Thursday, November 22, 2007

Tour Over

We finally made it to Natchez...after a painful and exhausting trip. A total of 475 miles, and it was none too short.
I was quite frankly surprised at how difficult this trip would be. The ride itself was no more difficult than I expected, but I was surprised at the beating our bodies would take. In my case, the sleeping conditions took the greatest toll. I probably got 3-5 hours of sleep each night, which was essentially just a few short naps on the hard ground (thanks to a leaking thermarest). Starting off each day already feeling exhausted was a challenge. Starting off each day with the previous day's soreness also took some getting used to.
I was also surprised at how slow we would be. I am used to riding at a pretty good pace with the guys on a Saturday morning, but a ride on the Trace with 30 lbs strapped to our bikes was quite hindering. Each day was a battle to get to our destination before it was completely dark (thanks to the short daylight this time of year). I expected to have time to take plenty of breaks and see the many historic sites along the way. Didn't happen. I think we only saw one major historic site (the Pharr Indian burrial mounds), and that was only as a stop to refill on water and ibuprofen.
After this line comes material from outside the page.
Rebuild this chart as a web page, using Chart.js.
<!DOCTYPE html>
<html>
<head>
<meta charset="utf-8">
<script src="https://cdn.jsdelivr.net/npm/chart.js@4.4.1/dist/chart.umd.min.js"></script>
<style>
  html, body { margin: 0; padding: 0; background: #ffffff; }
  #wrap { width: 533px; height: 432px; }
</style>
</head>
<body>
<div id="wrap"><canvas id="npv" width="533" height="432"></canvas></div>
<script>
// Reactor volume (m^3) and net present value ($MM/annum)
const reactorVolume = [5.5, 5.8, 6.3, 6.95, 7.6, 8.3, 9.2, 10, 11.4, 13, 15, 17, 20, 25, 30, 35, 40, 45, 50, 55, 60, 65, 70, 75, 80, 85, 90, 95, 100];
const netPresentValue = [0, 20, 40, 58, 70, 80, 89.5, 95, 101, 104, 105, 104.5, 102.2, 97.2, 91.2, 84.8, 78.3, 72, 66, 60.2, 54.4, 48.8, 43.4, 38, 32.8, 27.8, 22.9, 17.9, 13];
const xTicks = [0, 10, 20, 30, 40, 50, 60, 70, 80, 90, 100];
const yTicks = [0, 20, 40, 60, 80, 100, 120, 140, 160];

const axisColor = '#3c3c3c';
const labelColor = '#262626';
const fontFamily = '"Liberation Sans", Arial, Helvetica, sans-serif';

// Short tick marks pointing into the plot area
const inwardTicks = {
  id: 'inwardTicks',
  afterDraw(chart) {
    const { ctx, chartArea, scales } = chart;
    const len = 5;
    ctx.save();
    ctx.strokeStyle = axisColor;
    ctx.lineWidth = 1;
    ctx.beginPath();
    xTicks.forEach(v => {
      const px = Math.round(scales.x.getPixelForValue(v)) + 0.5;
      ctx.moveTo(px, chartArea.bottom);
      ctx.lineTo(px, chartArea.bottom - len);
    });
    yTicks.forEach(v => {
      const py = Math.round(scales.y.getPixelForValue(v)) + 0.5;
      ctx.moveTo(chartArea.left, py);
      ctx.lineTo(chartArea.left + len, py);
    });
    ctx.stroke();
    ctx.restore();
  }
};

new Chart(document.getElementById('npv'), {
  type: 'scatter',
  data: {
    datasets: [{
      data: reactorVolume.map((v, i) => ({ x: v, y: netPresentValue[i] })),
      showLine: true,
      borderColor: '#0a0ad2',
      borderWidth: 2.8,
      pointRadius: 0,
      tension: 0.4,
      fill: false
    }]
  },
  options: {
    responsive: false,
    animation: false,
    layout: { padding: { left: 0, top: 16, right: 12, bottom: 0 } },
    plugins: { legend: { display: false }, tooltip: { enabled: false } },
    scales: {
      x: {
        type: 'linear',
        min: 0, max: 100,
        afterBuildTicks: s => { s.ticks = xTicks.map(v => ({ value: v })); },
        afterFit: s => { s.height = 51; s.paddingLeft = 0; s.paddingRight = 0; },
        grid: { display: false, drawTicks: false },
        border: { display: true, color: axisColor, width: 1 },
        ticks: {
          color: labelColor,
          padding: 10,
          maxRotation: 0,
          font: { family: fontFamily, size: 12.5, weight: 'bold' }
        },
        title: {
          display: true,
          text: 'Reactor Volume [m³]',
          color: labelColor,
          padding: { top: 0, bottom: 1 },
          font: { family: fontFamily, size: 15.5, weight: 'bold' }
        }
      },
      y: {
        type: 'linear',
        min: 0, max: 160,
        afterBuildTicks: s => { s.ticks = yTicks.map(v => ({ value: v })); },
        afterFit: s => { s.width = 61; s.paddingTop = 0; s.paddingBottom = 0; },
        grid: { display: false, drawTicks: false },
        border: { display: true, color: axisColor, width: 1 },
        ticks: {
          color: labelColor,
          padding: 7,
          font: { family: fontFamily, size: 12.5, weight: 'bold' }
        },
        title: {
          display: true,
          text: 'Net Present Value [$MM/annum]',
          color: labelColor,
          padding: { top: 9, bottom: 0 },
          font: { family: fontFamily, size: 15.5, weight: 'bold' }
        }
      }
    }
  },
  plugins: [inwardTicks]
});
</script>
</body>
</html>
But enough about the difficulties...the positives definitely outweighed the negatives. The main thing I will take away from this trip is the small slice of Southern America that greeted us along the way. From Hohenwald, TN to Houston and Thomastown, MS, we saw wonderful places, met amazing people, and ate hearty country food. A quick example of this is our last night's stay in Rocky Springs, 55 miles from Natchez. After waking up to 25 degree weather and trying to sum up the motivation to take down camp, we heard a Frenchman in the distance. Well, not actually a Frenchman, but a man from Quebec. And not really in the distance, but only a few short yards. Pierre and Adriene took pity on us and invited us into their warm and cozy RV for a hot cup of "cafe'". Despite Pierre's broken English, we shared a fun converation in their mobile kitchen. We learned a bit of Canadian history and were shown on a map exactly where Pierre is from. I think it's safe to say that none of us were expecting a Canadian couple would give us the necessary boost to complete the final day.
Well that's that. There are plenty more stories, but I'll save them for another day. After all, today is Thanksgiving and there is food to be eaten!